The basic element of Balinese architecture is the bale, a rectangular open-sided pavilion with a steeply pitched roof of thatch. Both a family compound and a temple will comprise of a number of separate bale for specific functions, all surrounded by a high wall. The size and proportions of the bale, the number of columns and the position within the compound are all determined according to tradition and the owner's caste status. The Balinese house looks inward - the outside is simply a high wall. Inside there is a garden and a separate small building ora bale for each activity: one for cooking, one for washing and the toilet, and separate buildings for each "bedroom". In Bali's mild tropical climate people live outside, so the "living room" and "dining room" will be open veranda areas looking out into the garden. The whole complex is oriented on the kaja-kelod (towards the mountains and towards the sea) axis. Just like the human body, a compound has a head (the family temple with its ancestral shrine), arms (the sleeping and living areas), legs and feet (the kitchen and rice storage building), and even an anus (the garbage pit or pigsty). There may be an area outside the house compound where fruit trees are grown or a pig is kept. There are several variations on the typical family compound. For example, the entrance is commonly on the kuah (sunset side), rather than the kelod (away from the mountains and towards the sea) side, but never on the kangin (sunrise) or kaja (in the direction of the mountains) side.

A village, a temple, a family compound, and every individual structure must all conform to the Balinese concept of cosmic order. In consist of three parts that represent the three worlds of the cosmos: swah (the world of gods), bhwah (world of humans) and bhur (world of demons). The concept also represents a three-part division of a person: utama (the head), madia (the body) and nista (the legs). The units of measurement used in traditional buildings are directly based on the anatomical dimensions of the head of the household, ensuring harmony between the dwelling and those who live in it. The design is traditionally done by an undagi (an architect-priest), and it must maintain harmony between god, man and nature according to the concepts of Tri Hita Karana. If it's not quite right, the universe may fall off balance and no end of misfortune and ill health will visit the community involved.

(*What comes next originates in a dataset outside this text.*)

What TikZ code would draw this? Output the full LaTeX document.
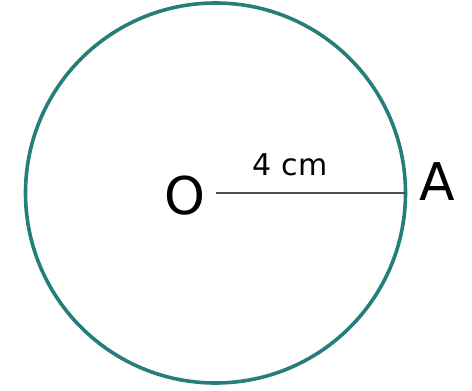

Every village in Bali has several temples, and every home has at least a simple house-temple. The Balinese word for temple is pura, from a Sanskrit word literally meaning "a space surrounded by a wall". Similar to a traditional Balinese home, a temple is walled in - so the shrines you see in rice fields or at "magical" spots such as old trees are not real temples. Simple shrines or thrones often overlook crossroads, to protect passers-by. All temples are built on a mountains-sea orientation, not north-south. The direction towards the mountains, kaja, is the end of the temple, where the holiest shrines are found. The temple's entrance is at the kelod. Kangin is more holy than the kuah, so many secondary shrines are on the kangin side. Kaja may be towards a particular mountain, Pura Besakih (the Mother Temple) in east Bali is pointed directly towards Gunung Agung or towards the mountains in general, which run east-west along the length of Bali.